By Dr. Steven H. Emerman, Malach Consulting
The simple story goes like this: On January 25, 2019, a tailings dam failed near Brumadinho, Brazil, killing 270 people, the majority of whom were mineworkers. In response, the International Council on Mining & Metals (ICMM), United Nations Environment Programme (UNEP) and Principles for Responsible Investment (PRI) co-convened a seven-person independent expert panel to write the Global Industry Standard on Tailings Management (called "the Standard" in this book review). The process was called the Global Tailings Review (GTR) and included an advisory group that acted as a sounding board for the expert panel. The Standard was released with great fanfare on August 5, 2020, followed by the dissolution of the GTR. On May 6, 2021, ICMM released the Tailings Management Good Practice Guide and Conformance Protocols for the Global Industry Standard, respectively providing guidance on how to implement the Standard and how to audit against the Standard.
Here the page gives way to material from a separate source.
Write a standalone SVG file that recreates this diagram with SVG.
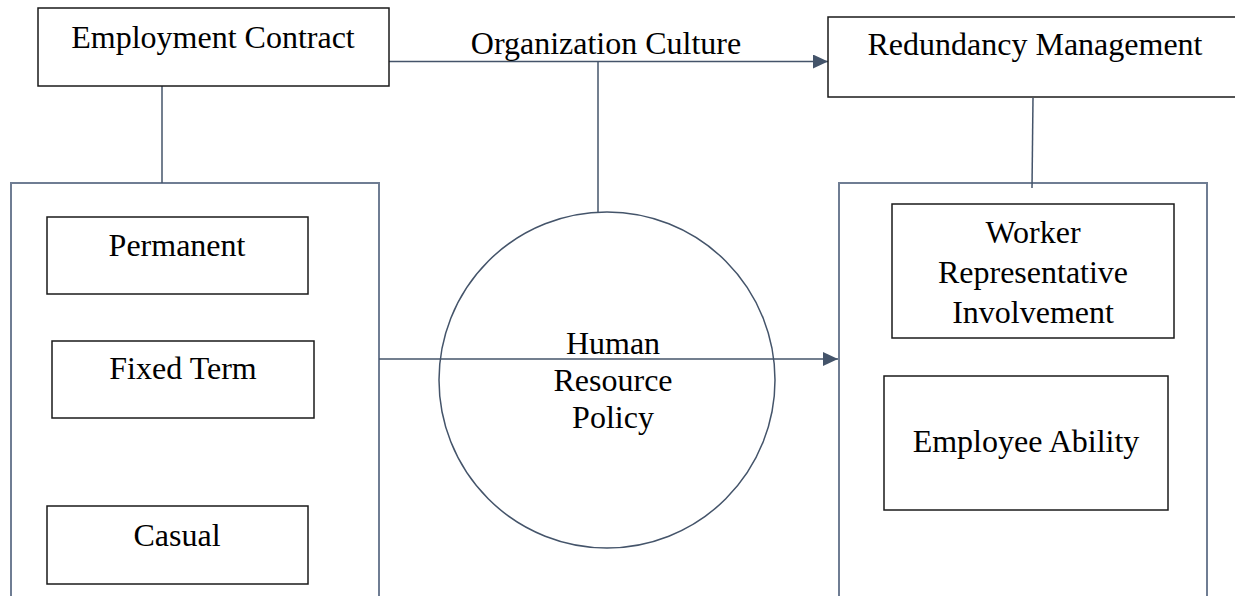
<svg xmlns="http://www.w3.org/2000/svg" width="1235" height="596" viewBox="0 0 1235 596">
<defs>
<style>
.t{font-family:"Liberation Serif","Times New Roman",serif;font-size:32px;fill:#000;text-anchor:middle}
.n{fill:#fff;stroke:#1a1a1a;stroke-width:1.5}
.g{fill:none;stroke:#6f7d93;stroke-width:2}
.c{fill:none;stroke:#44546a;stroke-width:1.5}
</style>
<marker id="ah" markerWidth="16" markerHeight="14" refX="15" refY="7" orient="auto" markerUnits="userSpaceOnUse">
<path d="M0,0 L15,7 L0,14 Z" fill="#44546a"/>
</marker>
</defs>
<rect width="1235" height="596" fill="#fff"/>
<g id="groupLeft"><rect class="g" x="11" y="183" width="368" height="430"/></g>
<g id="groupRight"><rect class="g" x="839" y="183" width="368" height="430"/></g>
<g id="connectors">
<line class="c" x1="162" y1="86" x2="162" y2="183"/>
<line class="c" x1="389" y1="61.5" x2="828" y2="61.5" marker-end="url(#ah)"/>
<line class="c" x1="598" y1="61.5" x2="598" y2="212"/>
<line class="c" x1="1033" y1="98" x2="1032" y2="188"/>
<line class="c" x1="379" y1="359" x2="838" y2="359" marker-end="url(#ah)"/>
</g>
<g id="employmentContract"><rect class="n" x="38" y="8" width="351" height="78"/><text class="t" x="213" y="48">Employment Contract</text></g>
<g id="organizationCulture"><text class="t" x="606" y="54">Organization Culture</text></g>
<g id="redundancyManagement"><rect class="n" x="828" y="17" width="410" height="80"/><text class="t" x="1035" y="55">Redundancy Management</text></g>
<g id="humanResourcePolicy"><ellipse class="c" cx="607" cy="380" rx="168" ry="168" fill="none"/>
<text class="t" x="613" y="354">Human</text><text class="t" x="613" y="391">Resource</text><text class="t" x="613" y="428">Policy</text></g>
<g id="permanent"><rect class="n" x="47" y="217" width="261" height="77"/><text class="t" x="177" y="256">Permanent</text></g>
<g id="fixedTerm"><rect class="n" x="52" y="341" width="262" height="77"/><text class="t" x="183" y="379">Fixed Term</text></g>
<g id="casual"><rect class="n" x="47" y="506" width="261" height="78"/><text class="t" x="177" y="546">Casual</text></g>
<g id="workerRep"><rect class="n" x="892" y="204" width="282" height="134"/><text class="t" x="1033" y="243">Worker</text><text class="t" x="1033" y="283">Representative</text><text class="t" x="1033" y="323">Involvement</text></g>
<g id="employeeAbility"><rect class="n" x="884" y="376" width="284" height="134"/><text class="t" x="1026" y="452">Employee Ability</text></g>
</svg>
The deeper story goes like this: Two out of the seven members of the expert panel, Dr. Andrew Hopkins and Dr. Deanna Kemp, have written a book that is highly critical of the Standard that they helped to write and of the process by which it was written. The 176-page book is called Credibility Crisis – Brumadinho and the Politics of Mining Industry Reform and was published in 2021 by Wolters Kluwer. Dr. Kemp is an academic sociologist and Director of the Centre for Social Responsibility in Mining at the University of Queensland. Dr. Hopkins is Emeritus Professor of Sociology at Australian National University. He is a specialist in industrial safety and has participated in numerous industrial accident investigations, such as the BP Texas City Refinery disaster of 2005 and the BP Gulf of Mexico oil spill of 2010. Dr. Hopkins has written 13 other books with titles, such as Failure to Learn, Disastrous Decisions, and Nightmare Pipeline Failures.
What went wrong? Something must have gone wrong if the authors of a widely-acclaimed global standard cannot publicly defend the standard. Can the Standard be analyzed as its own kind of "accident," so that we can learn from the accident and avoid repeating the accident in the future? The answers to these questions should be of great interest to the members of USSD, all of whom are devoted to dam safety, and especially to those members of USSD who are involved in writing guidance documents of various kinds.